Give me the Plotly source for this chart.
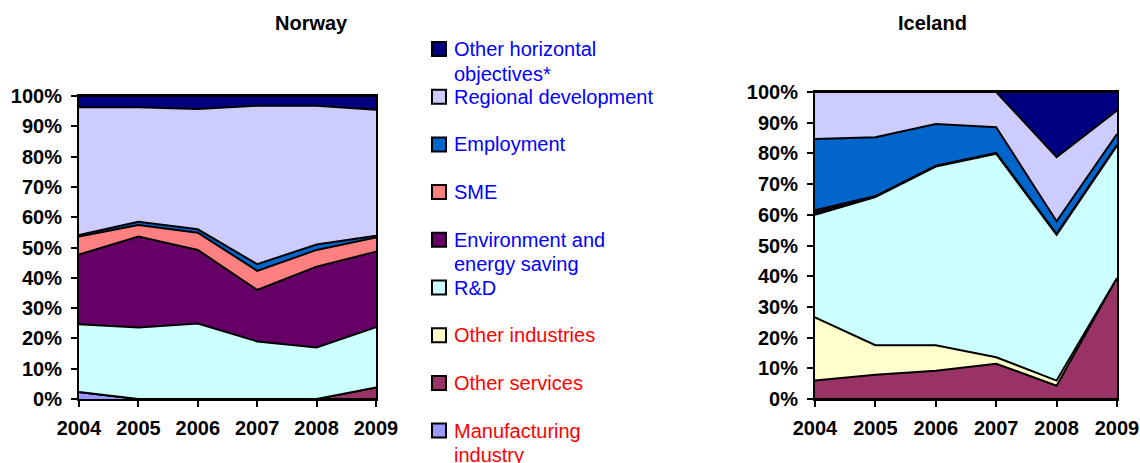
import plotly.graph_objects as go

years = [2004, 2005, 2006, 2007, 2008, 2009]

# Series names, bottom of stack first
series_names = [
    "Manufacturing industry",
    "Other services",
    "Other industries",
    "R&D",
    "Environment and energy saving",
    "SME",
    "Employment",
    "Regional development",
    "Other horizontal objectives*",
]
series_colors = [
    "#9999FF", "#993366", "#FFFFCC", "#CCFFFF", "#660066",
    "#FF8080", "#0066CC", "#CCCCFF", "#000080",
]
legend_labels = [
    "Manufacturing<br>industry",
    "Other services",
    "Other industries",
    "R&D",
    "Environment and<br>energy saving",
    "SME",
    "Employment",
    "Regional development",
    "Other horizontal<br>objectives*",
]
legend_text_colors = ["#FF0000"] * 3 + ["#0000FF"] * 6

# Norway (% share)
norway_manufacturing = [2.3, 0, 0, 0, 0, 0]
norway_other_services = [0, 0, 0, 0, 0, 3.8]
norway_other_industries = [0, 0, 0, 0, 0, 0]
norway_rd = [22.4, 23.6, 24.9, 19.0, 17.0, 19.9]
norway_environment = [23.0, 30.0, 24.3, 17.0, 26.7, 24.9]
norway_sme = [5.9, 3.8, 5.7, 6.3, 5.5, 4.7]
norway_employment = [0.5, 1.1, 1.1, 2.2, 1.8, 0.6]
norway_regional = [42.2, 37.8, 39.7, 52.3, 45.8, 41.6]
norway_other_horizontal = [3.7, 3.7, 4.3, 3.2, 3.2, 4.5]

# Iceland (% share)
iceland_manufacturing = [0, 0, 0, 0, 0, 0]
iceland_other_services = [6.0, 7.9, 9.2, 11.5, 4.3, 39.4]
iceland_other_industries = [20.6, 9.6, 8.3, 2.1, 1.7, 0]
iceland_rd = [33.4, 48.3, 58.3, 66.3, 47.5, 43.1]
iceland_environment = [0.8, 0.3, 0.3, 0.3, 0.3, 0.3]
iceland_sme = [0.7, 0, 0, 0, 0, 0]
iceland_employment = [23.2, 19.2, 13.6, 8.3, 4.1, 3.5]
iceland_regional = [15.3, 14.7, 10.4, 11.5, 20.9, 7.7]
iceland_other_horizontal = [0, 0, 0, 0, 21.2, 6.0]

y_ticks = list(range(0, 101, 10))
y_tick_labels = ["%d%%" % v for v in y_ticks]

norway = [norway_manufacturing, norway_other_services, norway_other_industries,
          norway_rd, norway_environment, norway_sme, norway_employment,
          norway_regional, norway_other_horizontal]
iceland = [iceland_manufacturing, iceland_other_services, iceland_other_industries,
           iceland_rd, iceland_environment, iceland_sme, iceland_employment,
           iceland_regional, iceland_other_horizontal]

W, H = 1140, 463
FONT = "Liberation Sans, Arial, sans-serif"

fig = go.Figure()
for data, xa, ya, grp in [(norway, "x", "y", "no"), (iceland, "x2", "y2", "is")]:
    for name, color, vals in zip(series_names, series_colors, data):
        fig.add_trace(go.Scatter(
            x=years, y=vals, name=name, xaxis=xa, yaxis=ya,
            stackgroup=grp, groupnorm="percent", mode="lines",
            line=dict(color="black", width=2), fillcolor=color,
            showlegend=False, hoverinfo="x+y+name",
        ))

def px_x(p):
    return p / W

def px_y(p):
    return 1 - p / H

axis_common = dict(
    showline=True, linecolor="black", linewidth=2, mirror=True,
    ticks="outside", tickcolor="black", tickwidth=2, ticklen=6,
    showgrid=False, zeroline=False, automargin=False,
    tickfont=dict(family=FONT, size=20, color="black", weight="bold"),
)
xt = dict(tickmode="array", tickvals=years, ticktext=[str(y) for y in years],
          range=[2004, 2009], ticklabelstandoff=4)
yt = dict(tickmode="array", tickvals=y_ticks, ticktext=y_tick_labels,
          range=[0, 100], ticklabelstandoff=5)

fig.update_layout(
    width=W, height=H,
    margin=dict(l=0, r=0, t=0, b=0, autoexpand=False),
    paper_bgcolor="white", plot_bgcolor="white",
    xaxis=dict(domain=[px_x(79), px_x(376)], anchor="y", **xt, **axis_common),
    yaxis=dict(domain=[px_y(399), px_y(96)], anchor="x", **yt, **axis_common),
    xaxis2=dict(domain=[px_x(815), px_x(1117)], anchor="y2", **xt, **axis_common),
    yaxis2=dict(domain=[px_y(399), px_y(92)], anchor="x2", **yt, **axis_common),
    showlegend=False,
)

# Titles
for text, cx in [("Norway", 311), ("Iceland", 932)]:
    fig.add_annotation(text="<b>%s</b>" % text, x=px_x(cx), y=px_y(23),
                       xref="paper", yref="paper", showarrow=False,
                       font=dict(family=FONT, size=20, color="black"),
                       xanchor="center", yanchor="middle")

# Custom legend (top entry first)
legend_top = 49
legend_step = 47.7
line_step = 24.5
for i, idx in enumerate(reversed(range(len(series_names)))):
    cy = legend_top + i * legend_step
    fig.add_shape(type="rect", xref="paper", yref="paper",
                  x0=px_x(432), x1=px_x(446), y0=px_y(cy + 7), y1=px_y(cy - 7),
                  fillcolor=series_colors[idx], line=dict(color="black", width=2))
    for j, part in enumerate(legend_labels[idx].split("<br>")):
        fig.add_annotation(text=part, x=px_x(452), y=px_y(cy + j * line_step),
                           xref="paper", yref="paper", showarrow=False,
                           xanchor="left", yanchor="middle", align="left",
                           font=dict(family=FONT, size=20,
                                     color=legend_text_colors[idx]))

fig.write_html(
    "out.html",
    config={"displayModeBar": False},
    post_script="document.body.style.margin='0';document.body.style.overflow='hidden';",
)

---

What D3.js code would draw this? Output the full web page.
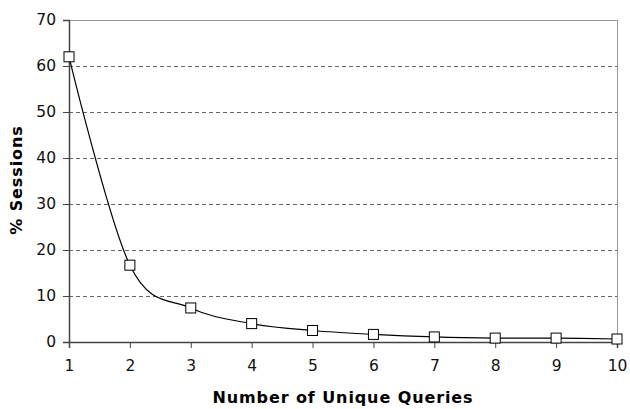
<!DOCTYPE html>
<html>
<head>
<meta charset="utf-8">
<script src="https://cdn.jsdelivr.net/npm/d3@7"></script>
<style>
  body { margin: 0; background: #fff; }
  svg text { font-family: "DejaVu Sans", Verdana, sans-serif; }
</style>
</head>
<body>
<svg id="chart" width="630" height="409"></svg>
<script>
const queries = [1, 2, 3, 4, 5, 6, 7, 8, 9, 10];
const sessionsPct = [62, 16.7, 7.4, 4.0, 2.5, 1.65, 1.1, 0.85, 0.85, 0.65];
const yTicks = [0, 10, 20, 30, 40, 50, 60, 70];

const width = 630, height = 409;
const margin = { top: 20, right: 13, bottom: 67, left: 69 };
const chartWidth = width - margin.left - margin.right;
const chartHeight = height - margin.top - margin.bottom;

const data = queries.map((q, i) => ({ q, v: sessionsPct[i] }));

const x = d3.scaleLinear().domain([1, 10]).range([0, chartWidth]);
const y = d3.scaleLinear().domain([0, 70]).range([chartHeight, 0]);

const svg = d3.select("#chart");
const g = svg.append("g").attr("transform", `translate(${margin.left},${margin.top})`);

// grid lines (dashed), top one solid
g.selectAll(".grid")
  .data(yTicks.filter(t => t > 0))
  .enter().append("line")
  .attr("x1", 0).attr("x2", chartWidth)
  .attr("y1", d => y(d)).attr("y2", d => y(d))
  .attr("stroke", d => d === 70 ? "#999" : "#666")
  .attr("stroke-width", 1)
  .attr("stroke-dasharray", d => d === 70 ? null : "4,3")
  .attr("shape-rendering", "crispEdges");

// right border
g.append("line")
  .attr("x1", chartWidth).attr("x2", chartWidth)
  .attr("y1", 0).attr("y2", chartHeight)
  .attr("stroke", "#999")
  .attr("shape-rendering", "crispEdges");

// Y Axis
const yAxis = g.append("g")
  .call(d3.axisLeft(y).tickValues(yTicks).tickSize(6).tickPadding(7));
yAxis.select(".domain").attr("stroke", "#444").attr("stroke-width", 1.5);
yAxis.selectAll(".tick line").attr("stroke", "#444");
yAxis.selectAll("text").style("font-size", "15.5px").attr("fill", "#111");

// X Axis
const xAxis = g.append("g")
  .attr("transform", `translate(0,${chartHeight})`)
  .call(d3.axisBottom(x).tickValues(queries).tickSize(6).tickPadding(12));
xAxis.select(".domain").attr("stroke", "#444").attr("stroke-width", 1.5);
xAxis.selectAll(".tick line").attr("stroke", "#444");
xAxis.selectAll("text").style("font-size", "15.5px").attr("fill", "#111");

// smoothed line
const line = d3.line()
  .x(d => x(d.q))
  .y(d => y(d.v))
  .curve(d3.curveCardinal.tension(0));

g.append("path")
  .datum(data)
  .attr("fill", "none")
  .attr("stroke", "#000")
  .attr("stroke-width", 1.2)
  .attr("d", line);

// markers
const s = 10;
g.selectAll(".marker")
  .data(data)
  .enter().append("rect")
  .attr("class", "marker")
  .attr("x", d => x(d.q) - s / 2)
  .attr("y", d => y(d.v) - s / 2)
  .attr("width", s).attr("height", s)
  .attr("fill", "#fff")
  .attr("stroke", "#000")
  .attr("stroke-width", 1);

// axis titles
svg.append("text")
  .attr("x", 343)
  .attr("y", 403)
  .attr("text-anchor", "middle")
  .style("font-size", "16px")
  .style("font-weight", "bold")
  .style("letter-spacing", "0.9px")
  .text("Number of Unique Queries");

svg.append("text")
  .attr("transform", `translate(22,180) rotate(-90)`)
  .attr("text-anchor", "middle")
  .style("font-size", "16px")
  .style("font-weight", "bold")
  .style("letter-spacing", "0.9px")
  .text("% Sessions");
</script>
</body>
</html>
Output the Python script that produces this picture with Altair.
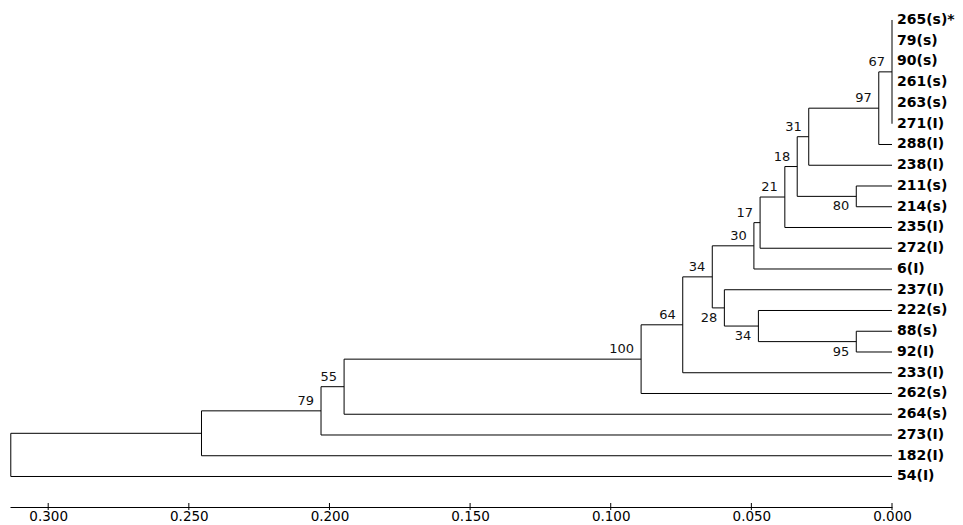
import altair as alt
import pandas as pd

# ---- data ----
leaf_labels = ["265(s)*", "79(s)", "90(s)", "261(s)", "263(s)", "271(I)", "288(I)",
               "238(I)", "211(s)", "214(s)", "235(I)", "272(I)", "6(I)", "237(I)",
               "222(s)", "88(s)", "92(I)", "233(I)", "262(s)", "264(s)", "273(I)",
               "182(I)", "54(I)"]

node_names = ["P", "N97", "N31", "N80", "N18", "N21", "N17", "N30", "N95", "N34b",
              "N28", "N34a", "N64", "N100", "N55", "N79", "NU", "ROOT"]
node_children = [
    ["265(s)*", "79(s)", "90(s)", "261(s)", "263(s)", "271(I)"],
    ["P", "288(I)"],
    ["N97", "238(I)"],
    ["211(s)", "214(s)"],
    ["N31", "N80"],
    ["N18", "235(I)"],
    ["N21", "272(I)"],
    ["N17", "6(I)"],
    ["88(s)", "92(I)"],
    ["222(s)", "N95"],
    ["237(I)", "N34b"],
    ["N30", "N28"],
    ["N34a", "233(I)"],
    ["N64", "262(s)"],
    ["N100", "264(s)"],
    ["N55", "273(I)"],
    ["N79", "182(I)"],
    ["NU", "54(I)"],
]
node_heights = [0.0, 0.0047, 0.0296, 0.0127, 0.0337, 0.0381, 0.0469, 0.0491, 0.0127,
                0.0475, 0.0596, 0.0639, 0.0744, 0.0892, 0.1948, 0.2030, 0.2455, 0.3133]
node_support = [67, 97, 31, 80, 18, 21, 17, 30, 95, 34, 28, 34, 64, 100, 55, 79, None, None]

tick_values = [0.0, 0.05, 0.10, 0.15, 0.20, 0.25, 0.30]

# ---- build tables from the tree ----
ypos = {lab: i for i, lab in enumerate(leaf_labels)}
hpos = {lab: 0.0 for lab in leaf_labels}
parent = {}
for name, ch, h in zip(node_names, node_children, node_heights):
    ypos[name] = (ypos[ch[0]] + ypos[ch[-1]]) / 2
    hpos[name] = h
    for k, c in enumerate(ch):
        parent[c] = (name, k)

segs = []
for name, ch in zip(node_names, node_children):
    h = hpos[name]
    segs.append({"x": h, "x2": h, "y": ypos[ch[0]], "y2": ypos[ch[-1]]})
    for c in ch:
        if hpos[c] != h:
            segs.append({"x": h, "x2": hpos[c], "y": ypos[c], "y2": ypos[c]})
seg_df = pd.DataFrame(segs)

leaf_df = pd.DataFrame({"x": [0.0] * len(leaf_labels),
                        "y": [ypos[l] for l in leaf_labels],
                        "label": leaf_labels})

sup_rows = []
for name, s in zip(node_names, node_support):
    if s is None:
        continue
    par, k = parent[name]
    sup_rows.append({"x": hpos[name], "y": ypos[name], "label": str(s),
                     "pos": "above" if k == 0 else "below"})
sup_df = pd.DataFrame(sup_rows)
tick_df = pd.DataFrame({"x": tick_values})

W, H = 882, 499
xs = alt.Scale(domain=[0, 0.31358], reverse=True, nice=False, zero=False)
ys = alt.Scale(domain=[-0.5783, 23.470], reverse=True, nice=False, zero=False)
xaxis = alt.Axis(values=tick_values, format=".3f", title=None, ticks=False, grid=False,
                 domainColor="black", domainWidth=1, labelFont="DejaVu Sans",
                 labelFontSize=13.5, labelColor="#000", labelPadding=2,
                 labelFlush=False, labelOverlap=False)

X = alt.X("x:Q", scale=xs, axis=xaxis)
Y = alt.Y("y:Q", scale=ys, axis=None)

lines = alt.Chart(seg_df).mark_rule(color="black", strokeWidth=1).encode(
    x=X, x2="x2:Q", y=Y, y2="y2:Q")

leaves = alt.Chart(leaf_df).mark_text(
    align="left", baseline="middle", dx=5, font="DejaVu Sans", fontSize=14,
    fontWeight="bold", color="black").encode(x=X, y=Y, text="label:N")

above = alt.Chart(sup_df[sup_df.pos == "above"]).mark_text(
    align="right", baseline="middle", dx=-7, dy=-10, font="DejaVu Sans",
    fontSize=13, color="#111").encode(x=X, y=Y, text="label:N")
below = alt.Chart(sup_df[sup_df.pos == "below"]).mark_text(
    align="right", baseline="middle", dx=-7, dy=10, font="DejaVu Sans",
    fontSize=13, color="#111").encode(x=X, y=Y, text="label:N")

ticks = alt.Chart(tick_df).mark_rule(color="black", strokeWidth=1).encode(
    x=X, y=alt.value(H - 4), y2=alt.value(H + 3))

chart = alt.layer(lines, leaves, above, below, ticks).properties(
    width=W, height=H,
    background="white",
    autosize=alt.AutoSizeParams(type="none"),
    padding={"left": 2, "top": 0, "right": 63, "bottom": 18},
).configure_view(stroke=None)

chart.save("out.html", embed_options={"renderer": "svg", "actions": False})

...

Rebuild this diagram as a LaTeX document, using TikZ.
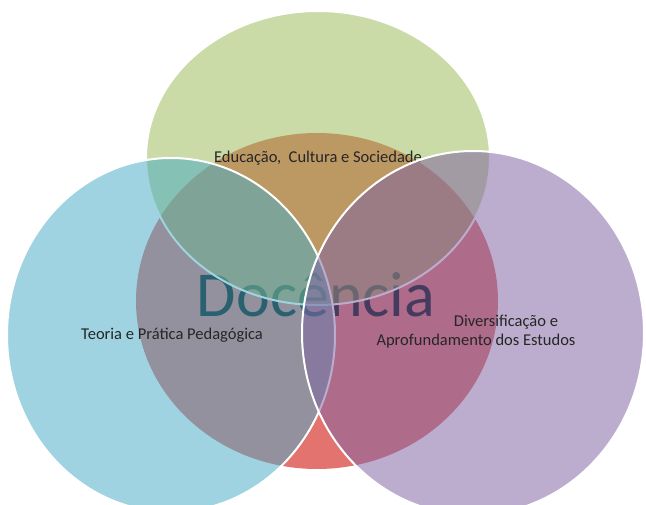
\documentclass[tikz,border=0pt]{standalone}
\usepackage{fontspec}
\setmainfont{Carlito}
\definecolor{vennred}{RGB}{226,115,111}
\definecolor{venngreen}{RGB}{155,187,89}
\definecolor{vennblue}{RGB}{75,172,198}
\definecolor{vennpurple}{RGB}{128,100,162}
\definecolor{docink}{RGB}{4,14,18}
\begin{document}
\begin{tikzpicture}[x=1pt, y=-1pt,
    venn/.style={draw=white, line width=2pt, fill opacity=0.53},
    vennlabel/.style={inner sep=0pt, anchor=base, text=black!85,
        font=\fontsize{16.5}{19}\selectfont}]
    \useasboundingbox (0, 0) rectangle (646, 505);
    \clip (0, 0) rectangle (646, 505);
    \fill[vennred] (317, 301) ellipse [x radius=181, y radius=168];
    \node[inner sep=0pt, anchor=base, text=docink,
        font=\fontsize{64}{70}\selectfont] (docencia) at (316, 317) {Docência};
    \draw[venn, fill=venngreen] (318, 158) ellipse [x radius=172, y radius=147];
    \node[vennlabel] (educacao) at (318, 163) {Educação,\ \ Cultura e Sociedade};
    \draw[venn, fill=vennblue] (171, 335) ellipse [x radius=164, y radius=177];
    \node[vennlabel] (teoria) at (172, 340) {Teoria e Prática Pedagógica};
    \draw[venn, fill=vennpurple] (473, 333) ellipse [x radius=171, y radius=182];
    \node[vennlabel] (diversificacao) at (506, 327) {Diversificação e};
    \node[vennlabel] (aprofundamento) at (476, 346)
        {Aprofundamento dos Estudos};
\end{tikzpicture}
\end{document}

[Prompt]: Within the listing above, extract exactly the lines that run from the one containing "What D3.js code" through the one containing "const data = queries.map((q, i)", excluding any pictures.

[Solution to this task]:
What D3.js code would draw this? Output the full web page.
<!DOCTYPE html>
<html>
<head>
<meta charset="utf-8">
<script src="https://cdn.jsdelivr.net/npm/d3@7"></script>
<style>
  body { margin: 0; background: #fff; }
  svg text { font-family: "DejaVu Sans", Verdana, sans-serif; }
</style>
</head>
<body>
<svg id="chart" width="630" height="409"></svg>
<script>
const queries = [1, 2, 3, 4, 5, 6, 7, 8, 9, 10];
const sessionsPct = [62, 16.7, 7.4, 4.0, 2.5, 1.65, 1.1, 0.85, 0.85, 0.65];
const yTicks = [0, 10, 20, 30, 40, 50, 60, 70];

const width = 630, height = 409;
const margin = { top: 20, right: 13, bottom: 67, left: 69 };
const chartWidth = width - margin.left - margin.right;
const chartHeight = height - margin.top - margin.bottom;

const data = queries.map((q, i) => ({ q, v: sessionsPct[i] }));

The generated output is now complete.